(Instruction) Print exactly what lies from the line with "Write a Python" down to the line with "import pandas as pd", counting both of those lines, but not the pictures.

##### Records to process

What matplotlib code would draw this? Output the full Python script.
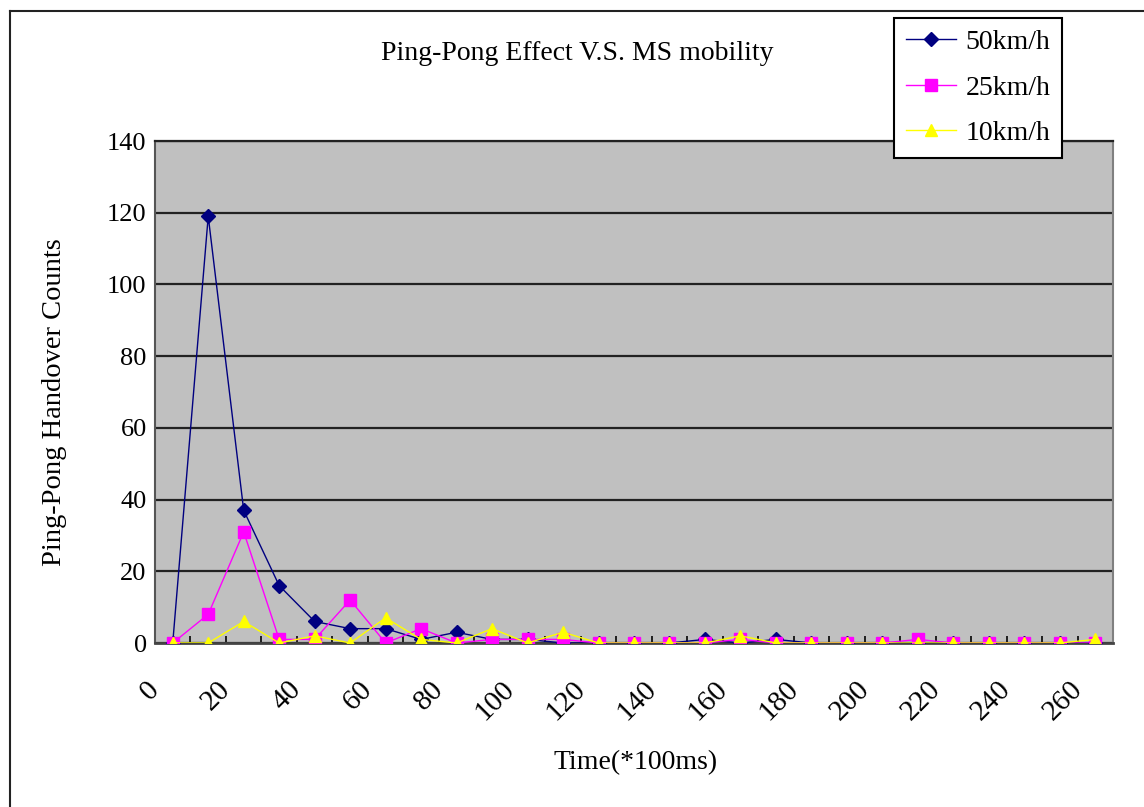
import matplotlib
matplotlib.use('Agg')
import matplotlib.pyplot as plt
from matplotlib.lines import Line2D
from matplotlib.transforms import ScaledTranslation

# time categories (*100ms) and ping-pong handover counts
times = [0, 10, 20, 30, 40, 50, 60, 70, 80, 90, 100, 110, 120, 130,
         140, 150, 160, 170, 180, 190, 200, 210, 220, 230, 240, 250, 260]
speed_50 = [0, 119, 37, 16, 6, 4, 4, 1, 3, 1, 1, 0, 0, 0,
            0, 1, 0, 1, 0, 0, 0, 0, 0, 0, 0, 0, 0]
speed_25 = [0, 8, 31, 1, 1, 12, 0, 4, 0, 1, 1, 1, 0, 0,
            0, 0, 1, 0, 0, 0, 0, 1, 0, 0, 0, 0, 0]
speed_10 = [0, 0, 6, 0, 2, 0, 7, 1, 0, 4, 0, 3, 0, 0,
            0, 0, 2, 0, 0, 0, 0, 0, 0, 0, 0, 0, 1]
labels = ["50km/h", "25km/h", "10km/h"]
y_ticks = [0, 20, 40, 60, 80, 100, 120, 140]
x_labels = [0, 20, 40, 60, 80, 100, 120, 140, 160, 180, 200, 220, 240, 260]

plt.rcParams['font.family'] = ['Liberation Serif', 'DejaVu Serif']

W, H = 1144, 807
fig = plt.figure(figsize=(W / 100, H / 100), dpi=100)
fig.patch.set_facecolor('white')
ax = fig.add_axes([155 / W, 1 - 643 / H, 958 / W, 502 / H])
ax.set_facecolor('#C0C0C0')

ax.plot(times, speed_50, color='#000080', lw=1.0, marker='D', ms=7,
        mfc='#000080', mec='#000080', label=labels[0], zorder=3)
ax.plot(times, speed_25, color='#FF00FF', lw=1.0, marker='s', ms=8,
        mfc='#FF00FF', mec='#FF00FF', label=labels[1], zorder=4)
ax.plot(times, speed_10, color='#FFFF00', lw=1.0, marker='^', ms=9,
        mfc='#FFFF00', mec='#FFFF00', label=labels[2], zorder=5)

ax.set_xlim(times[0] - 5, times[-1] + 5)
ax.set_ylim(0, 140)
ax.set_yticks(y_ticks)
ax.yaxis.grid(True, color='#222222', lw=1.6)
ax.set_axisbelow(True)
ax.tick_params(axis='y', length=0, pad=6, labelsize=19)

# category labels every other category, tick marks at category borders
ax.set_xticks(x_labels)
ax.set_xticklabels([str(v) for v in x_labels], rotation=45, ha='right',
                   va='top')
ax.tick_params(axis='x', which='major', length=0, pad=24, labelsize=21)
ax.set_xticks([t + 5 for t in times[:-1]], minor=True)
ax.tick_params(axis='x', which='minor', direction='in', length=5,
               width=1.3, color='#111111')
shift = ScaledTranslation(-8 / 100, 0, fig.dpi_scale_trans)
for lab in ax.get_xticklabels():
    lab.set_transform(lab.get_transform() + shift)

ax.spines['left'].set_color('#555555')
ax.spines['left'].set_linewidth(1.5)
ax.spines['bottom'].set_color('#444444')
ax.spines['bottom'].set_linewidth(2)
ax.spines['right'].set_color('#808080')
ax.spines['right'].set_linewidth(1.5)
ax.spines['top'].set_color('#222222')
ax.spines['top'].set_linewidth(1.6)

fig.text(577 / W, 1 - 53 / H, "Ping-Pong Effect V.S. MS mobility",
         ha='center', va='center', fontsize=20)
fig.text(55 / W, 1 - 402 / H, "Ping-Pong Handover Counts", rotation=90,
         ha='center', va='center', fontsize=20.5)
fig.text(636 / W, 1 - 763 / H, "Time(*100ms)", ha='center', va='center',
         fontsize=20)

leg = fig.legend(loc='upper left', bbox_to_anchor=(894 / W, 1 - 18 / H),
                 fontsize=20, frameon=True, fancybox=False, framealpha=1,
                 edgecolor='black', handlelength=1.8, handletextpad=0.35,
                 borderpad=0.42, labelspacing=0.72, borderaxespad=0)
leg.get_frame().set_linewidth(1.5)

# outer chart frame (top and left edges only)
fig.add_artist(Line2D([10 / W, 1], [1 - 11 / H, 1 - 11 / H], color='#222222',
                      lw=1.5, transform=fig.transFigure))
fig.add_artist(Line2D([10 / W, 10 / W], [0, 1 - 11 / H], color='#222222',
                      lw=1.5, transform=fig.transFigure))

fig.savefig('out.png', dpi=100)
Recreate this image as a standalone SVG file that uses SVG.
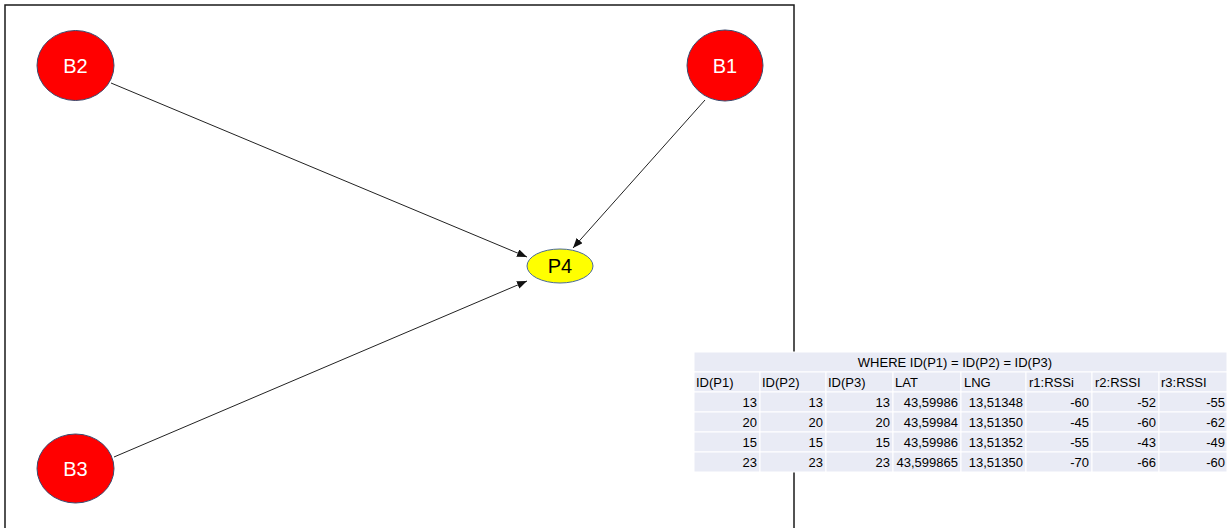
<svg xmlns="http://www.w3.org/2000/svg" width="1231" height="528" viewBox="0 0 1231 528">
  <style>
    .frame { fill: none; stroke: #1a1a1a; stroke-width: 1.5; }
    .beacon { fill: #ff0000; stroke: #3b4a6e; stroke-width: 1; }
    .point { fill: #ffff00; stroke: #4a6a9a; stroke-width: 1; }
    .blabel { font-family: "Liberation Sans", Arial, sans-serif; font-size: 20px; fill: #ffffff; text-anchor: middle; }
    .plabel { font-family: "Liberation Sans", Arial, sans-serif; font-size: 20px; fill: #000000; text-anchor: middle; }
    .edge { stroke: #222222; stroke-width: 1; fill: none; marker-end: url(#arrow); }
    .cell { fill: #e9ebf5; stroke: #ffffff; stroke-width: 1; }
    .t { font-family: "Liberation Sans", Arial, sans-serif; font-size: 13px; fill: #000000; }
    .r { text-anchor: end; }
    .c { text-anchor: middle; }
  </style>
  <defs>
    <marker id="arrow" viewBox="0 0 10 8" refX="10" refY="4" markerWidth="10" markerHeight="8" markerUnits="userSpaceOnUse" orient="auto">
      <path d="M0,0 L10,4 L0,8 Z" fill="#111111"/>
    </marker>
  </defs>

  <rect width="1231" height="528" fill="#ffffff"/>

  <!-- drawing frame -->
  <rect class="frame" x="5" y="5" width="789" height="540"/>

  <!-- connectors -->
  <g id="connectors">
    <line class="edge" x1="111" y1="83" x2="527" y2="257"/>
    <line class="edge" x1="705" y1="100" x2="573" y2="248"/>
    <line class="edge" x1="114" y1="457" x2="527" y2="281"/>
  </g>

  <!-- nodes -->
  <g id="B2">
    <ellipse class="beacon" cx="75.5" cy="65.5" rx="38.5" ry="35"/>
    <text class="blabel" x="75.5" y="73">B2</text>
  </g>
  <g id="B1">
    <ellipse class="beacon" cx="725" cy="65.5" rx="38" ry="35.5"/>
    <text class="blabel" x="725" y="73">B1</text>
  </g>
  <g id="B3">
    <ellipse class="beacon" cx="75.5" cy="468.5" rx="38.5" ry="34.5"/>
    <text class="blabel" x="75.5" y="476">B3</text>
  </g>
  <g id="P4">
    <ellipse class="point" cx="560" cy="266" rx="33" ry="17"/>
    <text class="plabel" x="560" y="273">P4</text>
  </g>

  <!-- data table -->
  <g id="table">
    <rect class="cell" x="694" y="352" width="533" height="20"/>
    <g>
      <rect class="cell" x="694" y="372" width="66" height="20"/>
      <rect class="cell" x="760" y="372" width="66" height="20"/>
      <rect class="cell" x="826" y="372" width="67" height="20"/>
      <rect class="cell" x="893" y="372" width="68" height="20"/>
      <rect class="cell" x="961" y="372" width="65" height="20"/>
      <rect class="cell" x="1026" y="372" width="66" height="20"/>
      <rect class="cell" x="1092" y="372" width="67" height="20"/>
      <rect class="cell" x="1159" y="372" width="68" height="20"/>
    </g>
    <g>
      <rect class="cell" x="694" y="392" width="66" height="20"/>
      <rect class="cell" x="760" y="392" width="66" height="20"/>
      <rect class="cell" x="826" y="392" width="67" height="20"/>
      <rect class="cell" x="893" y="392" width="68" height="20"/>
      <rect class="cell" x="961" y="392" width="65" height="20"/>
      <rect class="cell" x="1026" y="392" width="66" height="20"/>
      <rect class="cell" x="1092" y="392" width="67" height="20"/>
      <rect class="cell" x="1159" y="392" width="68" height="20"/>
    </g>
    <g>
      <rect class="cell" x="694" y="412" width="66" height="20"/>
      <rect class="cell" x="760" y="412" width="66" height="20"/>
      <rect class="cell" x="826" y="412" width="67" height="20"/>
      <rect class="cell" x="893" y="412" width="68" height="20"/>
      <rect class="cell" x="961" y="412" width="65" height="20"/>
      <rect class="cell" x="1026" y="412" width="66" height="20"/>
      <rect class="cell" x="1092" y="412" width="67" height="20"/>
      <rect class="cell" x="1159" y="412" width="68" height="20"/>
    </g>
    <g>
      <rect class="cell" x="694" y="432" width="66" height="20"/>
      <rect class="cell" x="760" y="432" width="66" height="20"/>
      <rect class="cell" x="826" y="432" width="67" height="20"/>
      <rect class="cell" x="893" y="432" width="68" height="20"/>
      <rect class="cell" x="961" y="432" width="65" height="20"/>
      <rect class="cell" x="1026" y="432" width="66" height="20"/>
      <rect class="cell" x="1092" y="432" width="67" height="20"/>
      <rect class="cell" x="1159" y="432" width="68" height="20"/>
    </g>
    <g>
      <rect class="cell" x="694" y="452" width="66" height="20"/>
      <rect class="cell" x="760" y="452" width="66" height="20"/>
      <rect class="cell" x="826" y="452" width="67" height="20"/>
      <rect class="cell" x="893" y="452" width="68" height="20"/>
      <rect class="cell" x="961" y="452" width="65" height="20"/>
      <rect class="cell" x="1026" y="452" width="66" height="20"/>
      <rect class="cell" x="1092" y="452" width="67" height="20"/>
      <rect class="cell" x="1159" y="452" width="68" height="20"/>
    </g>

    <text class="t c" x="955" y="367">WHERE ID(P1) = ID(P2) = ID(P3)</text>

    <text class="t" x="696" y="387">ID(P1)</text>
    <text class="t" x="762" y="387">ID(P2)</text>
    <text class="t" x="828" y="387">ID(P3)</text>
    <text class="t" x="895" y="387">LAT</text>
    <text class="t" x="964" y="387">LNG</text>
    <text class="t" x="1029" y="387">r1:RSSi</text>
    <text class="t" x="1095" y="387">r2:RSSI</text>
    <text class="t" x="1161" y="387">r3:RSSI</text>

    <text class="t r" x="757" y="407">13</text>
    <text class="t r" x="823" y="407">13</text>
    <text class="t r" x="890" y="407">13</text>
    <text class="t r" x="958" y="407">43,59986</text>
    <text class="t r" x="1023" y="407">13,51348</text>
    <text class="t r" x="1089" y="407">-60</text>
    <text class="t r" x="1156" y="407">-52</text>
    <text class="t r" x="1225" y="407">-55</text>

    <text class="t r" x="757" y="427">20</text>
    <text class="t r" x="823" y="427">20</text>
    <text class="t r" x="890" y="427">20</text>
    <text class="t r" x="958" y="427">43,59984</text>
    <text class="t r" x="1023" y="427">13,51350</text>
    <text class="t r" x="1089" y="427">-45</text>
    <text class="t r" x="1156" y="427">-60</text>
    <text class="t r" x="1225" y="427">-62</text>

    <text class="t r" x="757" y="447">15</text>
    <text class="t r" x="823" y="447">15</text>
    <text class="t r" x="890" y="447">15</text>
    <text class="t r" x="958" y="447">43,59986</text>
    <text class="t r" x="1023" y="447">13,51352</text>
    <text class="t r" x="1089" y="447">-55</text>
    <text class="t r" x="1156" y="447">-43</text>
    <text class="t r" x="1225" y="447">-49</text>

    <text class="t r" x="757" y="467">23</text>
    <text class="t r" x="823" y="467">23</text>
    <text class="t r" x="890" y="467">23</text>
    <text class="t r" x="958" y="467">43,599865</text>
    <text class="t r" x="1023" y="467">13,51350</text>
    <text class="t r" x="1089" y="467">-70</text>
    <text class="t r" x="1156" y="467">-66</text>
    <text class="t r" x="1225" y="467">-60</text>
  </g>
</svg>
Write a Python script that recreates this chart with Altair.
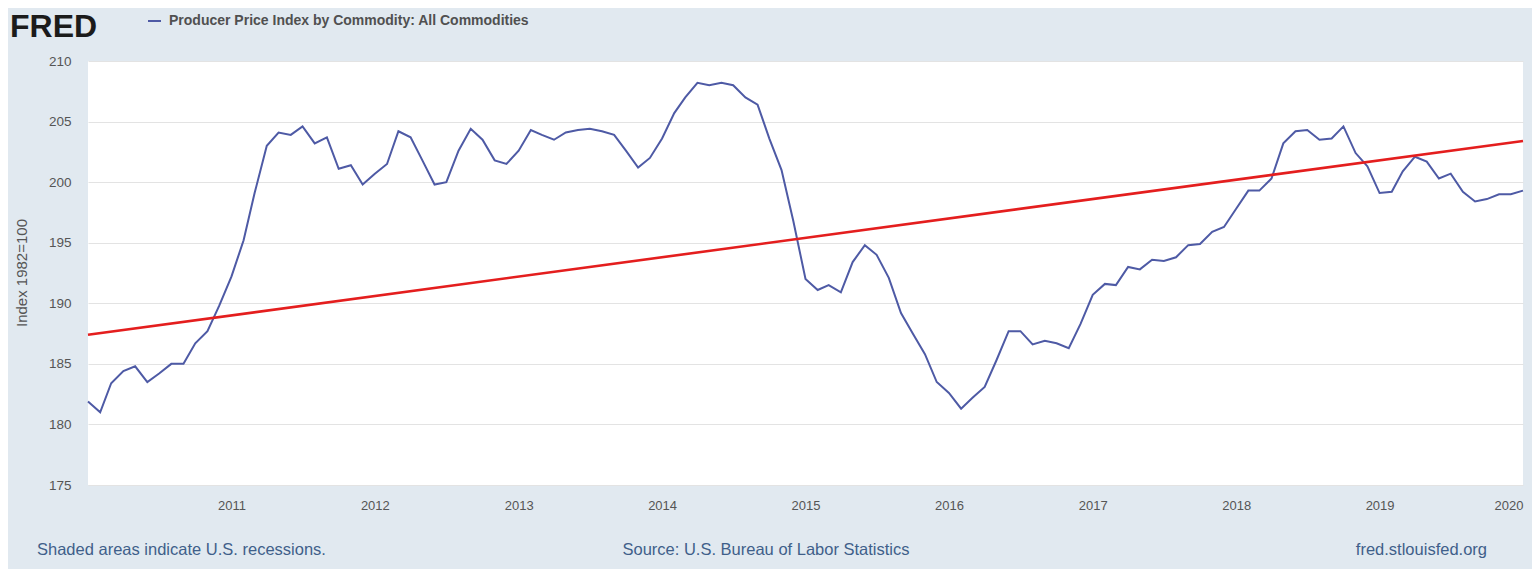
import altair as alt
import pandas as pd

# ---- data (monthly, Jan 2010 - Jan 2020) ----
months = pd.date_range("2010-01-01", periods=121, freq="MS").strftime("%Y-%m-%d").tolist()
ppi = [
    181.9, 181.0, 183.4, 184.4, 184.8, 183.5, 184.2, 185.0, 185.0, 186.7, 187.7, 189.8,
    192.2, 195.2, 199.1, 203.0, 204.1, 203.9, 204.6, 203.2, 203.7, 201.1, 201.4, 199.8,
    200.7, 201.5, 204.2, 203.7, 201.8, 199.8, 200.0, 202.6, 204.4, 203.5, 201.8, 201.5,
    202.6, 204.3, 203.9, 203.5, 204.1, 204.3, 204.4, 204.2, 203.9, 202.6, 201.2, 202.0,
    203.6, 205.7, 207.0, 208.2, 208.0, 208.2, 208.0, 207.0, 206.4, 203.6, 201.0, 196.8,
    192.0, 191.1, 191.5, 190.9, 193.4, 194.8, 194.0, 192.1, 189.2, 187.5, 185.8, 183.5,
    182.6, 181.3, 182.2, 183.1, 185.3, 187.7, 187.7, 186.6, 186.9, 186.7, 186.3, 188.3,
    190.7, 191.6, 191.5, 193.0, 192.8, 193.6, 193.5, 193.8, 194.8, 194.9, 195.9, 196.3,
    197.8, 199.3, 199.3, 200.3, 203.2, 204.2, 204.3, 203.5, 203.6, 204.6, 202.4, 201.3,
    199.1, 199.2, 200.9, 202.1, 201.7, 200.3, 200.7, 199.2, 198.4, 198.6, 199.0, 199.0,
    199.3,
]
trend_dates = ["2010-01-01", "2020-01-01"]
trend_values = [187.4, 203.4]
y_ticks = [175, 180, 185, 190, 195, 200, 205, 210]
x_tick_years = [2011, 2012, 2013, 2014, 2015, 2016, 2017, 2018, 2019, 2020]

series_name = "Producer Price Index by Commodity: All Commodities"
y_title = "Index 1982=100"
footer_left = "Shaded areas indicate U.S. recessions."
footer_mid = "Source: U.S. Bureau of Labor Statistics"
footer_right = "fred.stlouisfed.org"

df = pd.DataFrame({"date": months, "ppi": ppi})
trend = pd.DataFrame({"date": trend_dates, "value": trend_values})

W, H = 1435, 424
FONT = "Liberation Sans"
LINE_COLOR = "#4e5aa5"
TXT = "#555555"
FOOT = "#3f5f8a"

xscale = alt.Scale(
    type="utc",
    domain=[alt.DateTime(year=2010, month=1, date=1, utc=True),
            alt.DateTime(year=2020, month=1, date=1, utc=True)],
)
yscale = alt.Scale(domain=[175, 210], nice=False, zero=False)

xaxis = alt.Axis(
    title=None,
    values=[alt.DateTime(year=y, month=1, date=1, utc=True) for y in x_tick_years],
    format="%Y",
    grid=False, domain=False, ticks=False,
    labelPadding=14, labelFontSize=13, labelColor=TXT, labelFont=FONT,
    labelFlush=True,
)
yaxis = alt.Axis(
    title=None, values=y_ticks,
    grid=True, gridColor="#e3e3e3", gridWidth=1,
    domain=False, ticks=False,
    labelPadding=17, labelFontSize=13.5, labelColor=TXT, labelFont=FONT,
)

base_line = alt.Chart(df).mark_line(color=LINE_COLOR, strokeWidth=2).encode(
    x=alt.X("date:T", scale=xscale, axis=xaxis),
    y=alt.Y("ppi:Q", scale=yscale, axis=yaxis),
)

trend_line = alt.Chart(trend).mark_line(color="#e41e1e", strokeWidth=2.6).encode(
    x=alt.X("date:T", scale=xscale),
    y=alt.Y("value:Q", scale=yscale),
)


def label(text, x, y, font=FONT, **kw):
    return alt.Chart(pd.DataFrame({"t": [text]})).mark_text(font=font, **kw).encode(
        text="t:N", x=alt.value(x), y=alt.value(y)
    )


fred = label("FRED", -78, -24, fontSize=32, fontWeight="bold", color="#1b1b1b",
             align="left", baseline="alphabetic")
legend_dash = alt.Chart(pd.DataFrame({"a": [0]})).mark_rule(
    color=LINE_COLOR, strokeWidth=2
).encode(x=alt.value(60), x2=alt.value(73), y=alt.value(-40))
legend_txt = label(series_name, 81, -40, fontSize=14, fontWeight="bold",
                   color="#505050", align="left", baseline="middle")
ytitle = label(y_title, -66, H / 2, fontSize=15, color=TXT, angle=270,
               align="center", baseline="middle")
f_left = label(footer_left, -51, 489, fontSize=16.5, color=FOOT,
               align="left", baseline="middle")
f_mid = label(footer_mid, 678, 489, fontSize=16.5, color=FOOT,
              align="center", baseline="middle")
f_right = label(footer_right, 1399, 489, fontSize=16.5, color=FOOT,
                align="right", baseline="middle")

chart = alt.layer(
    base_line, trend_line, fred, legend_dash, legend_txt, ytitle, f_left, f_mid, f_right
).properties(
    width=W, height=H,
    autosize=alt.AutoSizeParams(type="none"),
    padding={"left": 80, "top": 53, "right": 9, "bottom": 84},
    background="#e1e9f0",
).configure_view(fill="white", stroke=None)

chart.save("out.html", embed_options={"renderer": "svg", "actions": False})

##########

(Finished answer)
Write a Python script that recreates this chart with Altair.
import altair as alt
import pandas as pd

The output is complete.